John Walter 07/13/2012 @ 9:21am

Bob Scharf, an auctioneer and one-time farmer, lives in north central Indiana, within one of the red zones of extreme drought identified on the U.S. Drought Monitor this week. Corn and soybeans in the area are withering by the day, he says, and so are the hay fields and pastures. Forage prices have skyrocketed.

Last week Scharf watched as the Hillsdale auction in southern Michigan where he works sold small square bales of hay for $12.20, a record for the long-standing auction.

“It’s the talk of the town,” Scharf told Agriculture.com.

Prices  at the Historic Hillsdale auction started the spring at about $4.50 and rose to $5.50 in early June, says Ken Frecker, also an auctioneer at the facility. “The heat and drought took a toll here over the past four weeks,” he said. “Saturday in the 107 degree heat wave was when we hit the record.”

Farmers are having a tough season,” Frecker said. “Those growing crops need rain, those feeding livestock need hay. Call it a rock and a hard spot.”

The prospects for the rest of the summer aren’t good either, Scharf says. “We haven’t had any rain in a long time. I don’t think there’s going to be a third cutting here. There’s just not anything to cut,” he said.


Ron Lemenager, Purdue University, livestock specialist, wrote recently that “first cutting hay yields were reduced 30-70% in Indiana.  “Dry weather in May and June added stress and set the stage for poor regrowth. Hay supplies across the region are in short supply and if hay can be found, it is expensive,” Lemenager said.

Internet sources in Indiana indicate sales in the $200-250/ton range, with some sales going to $300 or higher for quality small square bales.

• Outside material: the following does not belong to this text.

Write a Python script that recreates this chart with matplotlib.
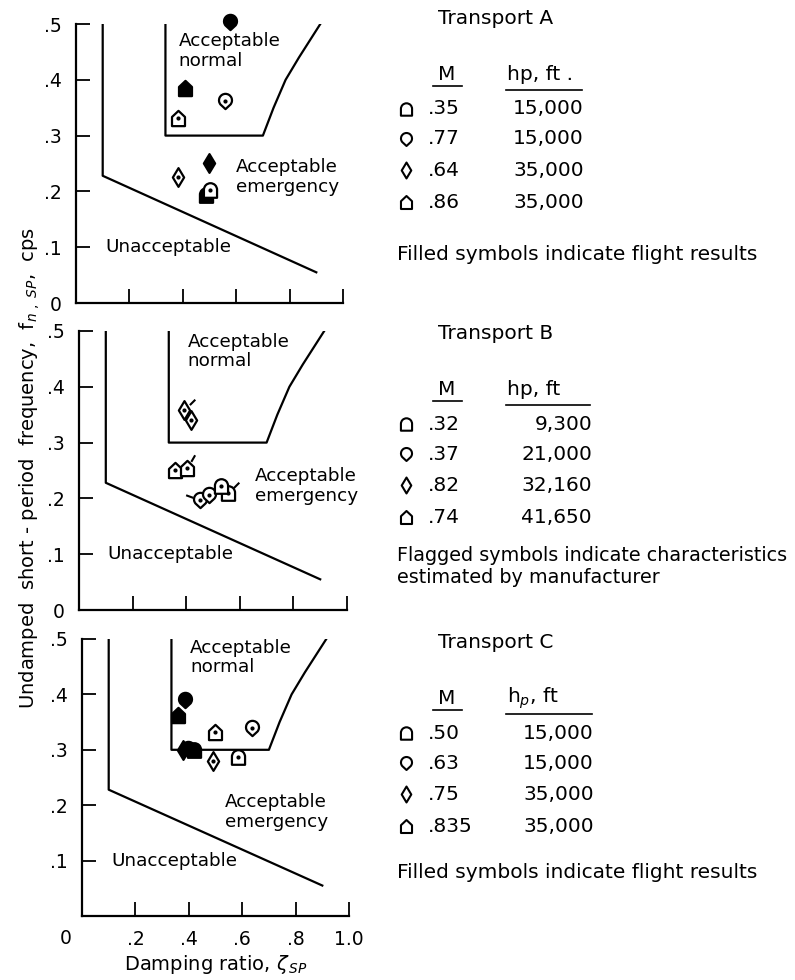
import matplotlib
matplotlib.use("Agg")
import matplotlib.pyplot as plt
import numpy as np
from matplotlib.path import Path

plt.rcParams["font.family"] = ["DejaVu Sans"]
plt.rcParams["mathtext.fontset"] = "dejavusans"

# criteria boundaries (same for the three transports)
UNACC_ZETA = [0.10, 0.10, 0.90]
UNACC_FREQ = [0.50, 0.228, 0.055]
NORMAL_ZETA = [0.335, 0.335, 0.70, 0.74, 0.785, 0.835, 0.875, 0.915]
NORMAL_FREQ = [0.50, 0.30, 0.30, 0.35, 0.40, 0.44, 0.47, 0.50]

# Transport A (filled = flight results)
A_ZETA = [0.577, 0.408, 0.558, 0.382, 0.498, 0.382, 0.487, 0.502]
A_FREQ = [0.503, 0.386, 0.362, 0.331, 0.251, 0.226, 0.194, 0.203]
A_SYM = ["tear", "house", "tear", "house", "diam", "diam", "tomb", "tomb"]
A_FILLED = [1, 1, 0, 0, 1, 0, 1, 0]

# Transport B (flag angle = estimated by manufacturer)
B_ZETA = [0.392, 0.418, 0.358, 0.403, 0.451, 0.486, 0.557, 0.529]
B_FREQ = [0.358, 0.340, 0.251, 0.255, 0.197, 0.206, 0.209, 0.222]
B_SYM = ["diam", "diam", "house", "house", "tear", "tear", "tomb", "tomb"]
B_FILLED = [0, 0, 0, 0, 0, 0, 0, 0]
B_FLAG = [45, None, None, 60, 160, None, 45, None]

# Transport C
C_ZETA = [0.386, 0.360, 0.498, 0.637, 0.380, 0.398, 0.418, 0.490, 0.585]
C_FREQ = [0.390, 0.363, 0.332, 0.339, 0.300, 0.302, 0.300, 0.280, 0.287]
C_SYM = ["tear", "house", "house", "tear", "diam", "tear", "tomb", "diam", "tomb"]
C_FILLED = [1, 1, 0, 0, 1, 1, 1, 0, 0]

KEY_SYM = ["tomb", "tear", "diam", "house"]
A_MACH = [".35", ".77", ".64", ".86"]
A_ALT = ["15,000", "15,000", "35,000", "35,000"]
B_MACH = [".32", ".37", ".82", ".74"]
B_ALT = ["9,300", "21,000", "32,160", "41,650"]
C_MACH = [".50", ".63", ".75", ".835"]
C_ALT = ["15,000", "15,000", "35,000", "35,000"]


def make_markers():
    arc = Path.arc(0, 180)
    av = arc.vertices * np.array([0.9, 0.9]) + np.array([0, 0.1])
    v = [(-0.9, -1), (0.9, -1)] + [tuple(p) for p in av] + [(-0.9, -1)]
    c = [Path.MOVETO, Path.LINETO, Path.LINETO] + list(arc.codes[1:]) + [Path.CLOSEPOLY]
    tomb = Path(v, c)

    arc = Path.arc(-40, 220)
    av = arc.vertices * 0.85 + np.array([0, 0.15])
    v = [tuple(p) for p in av] + [(0, -1), (0, -1)]
    c = list(arc.codes) + [Path.LINETO, Path.CLOSEPOLY]
    tear = Path(v, c)

    diam = Path([(0, 1), (0.6, 0), (0, -1), (-0.6, 0), (0, 1)],
                [Path.MOVETO, Path.LINETO, Path.LINETO, Path.LINETO, Path.CLOSEPOLY])
    house = Path([(-0.85, -1), (0.85, -1), (0.85, 0.2), (0, 1), (-0.85, 0.2), (-0.85, -1)],
                 [Path.MOVETO, Path.LINETO, Path.LINETO, Path.LINETO, Path.LINETO, Path.CLOSEPOLY])
    return {"tomb": tomb, "tear": tear, "diam": diam, "house": house}


MARKERS = make_markers()
MSIZE = {"tomb": 10.5, "tear": 11, "diam": 13.5, "house": 11}


def flag_marker(angle):
    a = np.deg2rad(angle)
    ca, sa = np.cos(a), np.sin(a)
    return Path([(-1, -1), (1, 1), (0.5 * ca, 0.5 * sa), (ca, sa)],
                [Path.MOVETO, Path.MOVETO, Path.MOVETO, Path.LINETO])


def draw_points(ax, zeta, freq, sym, filled, flags=None):
    for i in range(len(zeta)):
        face = "black" if filled[i] else "white"
        z = 3 + i * 0.01
        ax.plot(zeta[i], freq[i], linestyle="none", marker=MARKERS[sym[i]],
                ms=MSIZE[sym[i]], mfc=face, mec="black", mew=1.6, clip_on=False, zorder=z)
        if not filled[i]:
            ax.plot(zeta[i], freq[i], "o", ms=2, color="black", clip_on=False, zorder=z)
        if flags is not None and flags[i] is not None:
            ax.plot(zeta[i], freq[i], linestyle="none", marker=flag_marker(flags[i]),
                    ms=22, mfc="none", mec="black", mew=1.5, clip_on=False, zorder=z)


def setup_panel(ax, bottom_panel):
    ax.set_xlim(0, 1.0)
    ax.set_ylim(0, 0.5)
    for s in ["top", "right"]:
        ax.spines[s].set_visible(False)
    for s in ["left", "bottom"]:
        ax.spines[s].set_linewidth(1.6)
    ax.plot(UNACC_ZETA, UNACC_FREQ, color="black", lw=1.6)
    ax.plot(NORMAL_ZETA, NORMAL_FREQ, color="black", lw=1.6)
    ax.set_xticks([0.2, 0.4, 0.6, 0.8, 1.0])
    if bottom_panel:
        ax.set_xticklabels([".2", ".4", ".6", ".8", "1.0"])
        ax.set_yticks([0.1, 0.2, 0.3, 0.4, 0.5])
        ax.set_yticklabels([".1", ".2", ".3", ".4", ".5"])
        ax.annotate("0", xy=(0, 0), xytext=(-12, -16), textcoords="offset points",
                    ha="center", va="center", fontsize=13.5)
    else:
        ax.set_xticklabels([])
        ax.set_yticks([0, 0.1, 0.2, 0.3, 0.4, 0.5])
        ax.set_yticklabels(["0", ".1", ".2", ".3", ".4", ".5"])
    ax.tick_params(direction="in", length=10, width=1.3, labelsize=13.5)
    ax.tick_params(axis="y", pad=10)
    ax.tick_params(axis="x", pad=10)


def region_labels(ax, normal_xy, emerg_xy, unacc_xy):
    fs = 13.2
    ax.text(*normal_xy, "Acceptable\nnormal", fontsize=fs, va="top", ha="left", linespacing=1.1)
    ax.text(*emerg_xy, "Acceptable\nemergency", fontsize=fs, va="center", ha="left", linespacing=1.1)
    ax.text(*unacc_xy, "Unacceptable", fontsize=fs, va="center", ha="left")


def draw_key(kax, top, title, machs, alts, alt_right, alt_head, notes, note_y, note_fs):
    fs = 14.5
    kax.text(438, top, title, fontsize=fs, va="center", ha="left")
    kax.text(447, top + 56, "M", fontsize=fs, va="center", ha="center")
    kax.plot([433, 462], [top + 68, top + 68], color="black", lw=1.2)
    kax.text(507, top + 56, alt_head, fontsize=fs, va="center", ha="left")
    kax.plot([506, alt_right - 2], [top + 72, top + 72], color="black", lw=1.2)
    row_dy = [91, 121, 152, 184]
    for k in range(4):
        y = top + row_dy[k]
        kax.plot(406, y, linestyle="none", marker=MARKERS[KEY_SYM[k]], ms=MSIZE[KEY_SYM[k]] * 0.85,
                 mfc="white", mec="black", mew=1.5)
        kax.text(428, y, machs[k], fontsize=fs, va="center", ha="left")
        kax.text(alt_right, y, alts[k], fontsize=fs, va="center", ha="right")
    for j, line in enumerate(notes):
        kax.text(397, note_y + 22 * j, line, fontsize=note_fs, va="center", ha="left")


fig = plt.figure(figsize=(7.95, 9.8), dpi=100)

kax = fig.add_axes([0, 0, 1, 1])
kax.set_xlim(0, 795)
kax.set_ylim(980, 0)
kax.axis("off")

axA = fig.add_axes([76 / 795, 1 - 303 / 980, 267 / 795, 279 / 980])
axB = fig.add_axes([79 / 795, 1 - 610 / 980, 268 / 795, 279 / 980])
axC = fig.add_axes([82 / 795, 1 - 916 / 980, 267 / 795, 277 / 980])

setup_panel(axA, False)
setup_panel(axB, False)
setup_panel(axC, True)

region_labels(axA, (0.385, 0.485), (0.60, 0.226), (0.11, 0.10))
region_labels(axB, (0.405, 0.497), (0.655, 0.222), (0.105, 0.10))
region_labels(axC, (0.405, 0.500), (0.535, 0.188), (0.11, 0.10))

draw_points(axA, A_ZETA, A_FREQ, A_SYM, A_FILLED)
draw_points(axB, B_ZETA, B_FREQ, B_SYM, B_FILLED, B_FLAG)
draw_points(axC, C_ZETA, C_FREQ, C_SYM, C_FILLED)

axC.set_xlabel(r"Damping ratio, $\zeta_{\,SP}$", fontsize=14, labelpad=3)
fig.text(0.037, 0.522, r"Undamped  short - period  frequency,  f$_{n\ ,\ SP}$,  cps",
         rotation=90, fontsize=14, ha="center", va="center")

draw_key(kax, 18, "Transport A", A_MACH, A_ALT, 584, "hp, ft .",
         ["Filled symbols indicate flight results"], 254, 14.5)
draw_key(kax, 333, "Transport B", B_MACH, B_ALT, 592, "hp, ft",
         ["Flagged symbols indicate characteristics", "estimated by manufacturer"], 555, 13.8)
draw_key(kax, 642, "Transport C", C_MACH, C_ALT, 594, r"h$_p$, ft",
         ["Filled symbols indicate flight results"], 872, 14.5)

fig.savefig("out.png", dpi=100)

“We have hay in this area that is reaching $350 a ton," a Michigan farmer told Agriculture.com’s Marketing Talk forum.


The hay shortage is resonating across the Midwest. In Illinois, Department of Agriculture sources reported this week that the “earlier start to hay feeding season has buyers making calls and asking prices to start to organize their hay needs.”

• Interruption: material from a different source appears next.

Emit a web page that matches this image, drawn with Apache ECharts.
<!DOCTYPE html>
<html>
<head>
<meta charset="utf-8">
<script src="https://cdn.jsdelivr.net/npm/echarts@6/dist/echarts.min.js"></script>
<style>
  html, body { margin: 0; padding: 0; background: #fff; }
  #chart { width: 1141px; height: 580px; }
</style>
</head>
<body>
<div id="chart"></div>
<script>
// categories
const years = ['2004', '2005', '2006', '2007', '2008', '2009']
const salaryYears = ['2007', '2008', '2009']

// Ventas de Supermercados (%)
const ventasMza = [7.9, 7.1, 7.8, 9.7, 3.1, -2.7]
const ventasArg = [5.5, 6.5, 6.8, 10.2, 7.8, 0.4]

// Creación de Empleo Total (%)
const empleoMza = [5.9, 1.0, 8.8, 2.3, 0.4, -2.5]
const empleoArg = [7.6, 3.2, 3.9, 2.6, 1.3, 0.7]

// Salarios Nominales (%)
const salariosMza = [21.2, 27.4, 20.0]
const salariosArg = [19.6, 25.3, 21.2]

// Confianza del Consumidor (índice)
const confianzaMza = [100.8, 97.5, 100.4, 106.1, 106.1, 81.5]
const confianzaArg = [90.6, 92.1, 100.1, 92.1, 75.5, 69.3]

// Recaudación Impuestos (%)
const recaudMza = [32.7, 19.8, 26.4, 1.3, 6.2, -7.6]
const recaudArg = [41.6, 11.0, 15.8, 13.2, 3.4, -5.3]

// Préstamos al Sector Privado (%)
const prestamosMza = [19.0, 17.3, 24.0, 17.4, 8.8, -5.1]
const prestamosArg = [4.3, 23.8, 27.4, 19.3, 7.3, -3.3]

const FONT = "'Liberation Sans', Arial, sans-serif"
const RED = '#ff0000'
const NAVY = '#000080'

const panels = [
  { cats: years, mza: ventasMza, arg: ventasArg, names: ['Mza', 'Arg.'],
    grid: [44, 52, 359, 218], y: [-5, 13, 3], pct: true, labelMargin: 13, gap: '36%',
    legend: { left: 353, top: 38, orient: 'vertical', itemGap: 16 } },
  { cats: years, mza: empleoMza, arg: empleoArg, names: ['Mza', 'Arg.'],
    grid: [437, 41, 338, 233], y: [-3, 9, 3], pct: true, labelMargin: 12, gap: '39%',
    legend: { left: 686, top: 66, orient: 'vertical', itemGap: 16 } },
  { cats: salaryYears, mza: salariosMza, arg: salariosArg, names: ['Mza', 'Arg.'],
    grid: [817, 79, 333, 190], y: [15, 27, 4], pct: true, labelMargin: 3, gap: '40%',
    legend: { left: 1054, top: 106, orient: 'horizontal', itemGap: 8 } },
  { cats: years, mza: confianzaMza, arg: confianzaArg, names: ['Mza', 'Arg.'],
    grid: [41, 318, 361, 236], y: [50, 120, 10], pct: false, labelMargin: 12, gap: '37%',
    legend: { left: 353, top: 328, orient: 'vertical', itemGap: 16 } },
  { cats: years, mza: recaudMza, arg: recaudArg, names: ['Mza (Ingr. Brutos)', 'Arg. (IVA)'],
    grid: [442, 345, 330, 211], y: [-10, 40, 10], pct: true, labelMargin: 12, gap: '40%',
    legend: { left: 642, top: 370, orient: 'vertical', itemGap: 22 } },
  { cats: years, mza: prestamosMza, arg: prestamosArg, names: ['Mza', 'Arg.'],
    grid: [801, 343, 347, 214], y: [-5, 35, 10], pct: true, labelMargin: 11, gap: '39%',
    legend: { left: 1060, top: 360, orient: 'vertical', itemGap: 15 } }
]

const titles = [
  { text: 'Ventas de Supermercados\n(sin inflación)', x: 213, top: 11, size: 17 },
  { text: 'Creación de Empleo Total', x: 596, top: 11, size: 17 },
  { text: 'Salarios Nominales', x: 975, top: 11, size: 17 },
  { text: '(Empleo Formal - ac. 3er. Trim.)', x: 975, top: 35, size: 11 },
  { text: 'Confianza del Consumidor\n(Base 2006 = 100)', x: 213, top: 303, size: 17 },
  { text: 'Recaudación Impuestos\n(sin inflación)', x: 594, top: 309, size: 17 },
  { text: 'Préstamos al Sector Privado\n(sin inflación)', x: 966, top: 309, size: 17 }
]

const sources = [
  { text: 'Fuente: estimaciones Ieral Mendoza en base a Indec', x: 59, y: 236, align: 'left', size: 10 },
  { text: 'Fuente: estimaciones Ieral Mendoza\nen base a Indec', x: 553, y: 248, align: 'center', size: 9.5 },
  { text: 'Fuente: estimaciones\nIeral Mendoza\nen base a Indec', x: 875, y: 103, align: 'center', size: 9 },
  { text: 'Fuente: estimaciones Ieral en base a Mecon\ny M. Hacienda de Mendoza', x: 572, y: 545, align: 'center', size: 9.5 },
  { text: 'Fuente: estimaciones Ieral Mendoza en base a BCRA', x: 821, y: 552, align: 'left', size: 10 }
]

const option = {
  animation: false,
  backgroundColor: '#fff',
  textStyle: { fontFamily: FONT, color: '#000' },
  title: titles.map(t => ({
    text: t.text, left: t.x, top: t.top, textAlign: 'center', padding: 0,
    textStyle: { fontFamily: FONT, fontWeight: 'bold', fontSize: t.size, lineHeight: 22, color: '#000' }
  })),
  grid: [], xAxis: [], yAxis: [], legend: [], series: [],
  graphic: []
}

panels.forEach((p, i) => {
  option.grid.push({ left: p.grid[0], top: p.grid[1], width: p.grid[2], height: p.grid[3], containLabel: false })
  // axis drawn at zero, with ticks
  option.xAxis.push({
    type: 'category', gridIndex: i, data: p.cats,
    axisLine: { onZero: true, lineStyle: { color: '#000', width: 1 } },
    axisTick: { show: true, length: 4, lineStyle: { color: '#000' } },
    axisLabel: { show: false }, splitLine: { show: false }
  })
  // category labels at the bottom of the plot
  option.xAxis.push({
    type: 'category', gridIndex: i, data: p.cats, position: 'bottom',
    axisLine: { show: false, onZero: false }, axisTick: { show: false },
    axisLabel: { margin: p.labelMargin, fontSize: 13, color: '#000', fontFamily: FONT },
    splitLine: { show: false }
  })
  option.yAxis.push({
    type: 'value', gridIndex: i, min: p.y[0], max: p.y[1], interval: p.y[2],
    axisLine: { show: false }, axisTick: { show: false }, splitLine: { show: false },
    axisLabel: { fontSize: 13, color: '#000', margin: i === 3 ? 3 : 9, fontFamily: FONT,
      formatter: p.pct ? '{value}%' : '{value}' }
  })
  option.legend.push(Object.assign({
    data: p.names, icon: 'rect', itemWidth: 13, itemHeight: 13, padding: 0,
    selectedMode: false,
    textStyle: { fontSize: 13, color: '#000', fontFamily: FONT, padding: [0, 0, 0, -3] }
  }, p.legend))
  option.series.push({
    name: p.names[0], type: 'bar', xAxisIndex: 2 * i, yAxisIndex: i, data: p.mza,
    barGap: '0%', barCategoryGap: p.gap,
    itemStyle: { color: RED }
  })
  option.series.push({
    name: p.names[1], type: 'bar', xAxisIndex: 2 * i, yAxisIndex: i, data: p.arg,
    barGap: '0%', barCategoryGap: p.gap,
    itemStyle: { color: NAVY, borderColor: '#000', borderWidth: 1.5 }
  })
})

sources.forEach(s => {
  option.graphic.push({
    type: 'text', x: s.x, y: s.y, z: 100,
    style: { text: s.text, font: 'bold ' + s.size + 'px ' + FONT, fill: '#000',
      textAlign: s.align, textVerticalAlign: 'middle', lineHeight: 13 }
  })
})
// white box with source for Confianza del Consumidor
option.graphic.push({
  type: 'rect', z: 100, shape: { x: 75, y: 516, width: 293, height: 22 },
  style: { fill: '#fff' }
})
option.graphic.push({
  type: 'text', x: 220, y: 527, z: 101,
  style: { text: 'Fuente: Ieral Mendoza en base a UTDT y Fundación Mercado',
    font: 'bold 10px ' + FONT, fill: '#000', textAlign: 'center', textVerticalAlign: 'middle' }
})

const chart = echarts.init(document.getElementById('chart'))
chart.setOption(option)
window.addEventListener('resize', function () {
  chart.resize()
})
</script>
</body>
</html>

The higher range of prices in Illinois this week fell in the range of $200-240 for premium big squares, and $140-$160 for big rounds.

Nationally, forage conditions are rapidly deteriorating. In its weekly report for the week ending July 9, USDA rated exactly half of U.S. pasture and range to be in poor or very poor condition. That compares with 43% a week ago.

In Indiana, 81% of pastures are rated poor-very poor. In Arkansas and Missouri, things are even worse with 85% and 87% poor-very poor ratings, respectively.


Livestock and forage specialists are offering advice to producers suffering through the drought, recognizing that road ahead will be challenging for many.

“Unfortunately, there are no cheap, easy fixes for producers that have both short pastures and limited hay supplies,” Lemanager and colleague Keith Johnson, Purdue forage agronomist, wrote recently.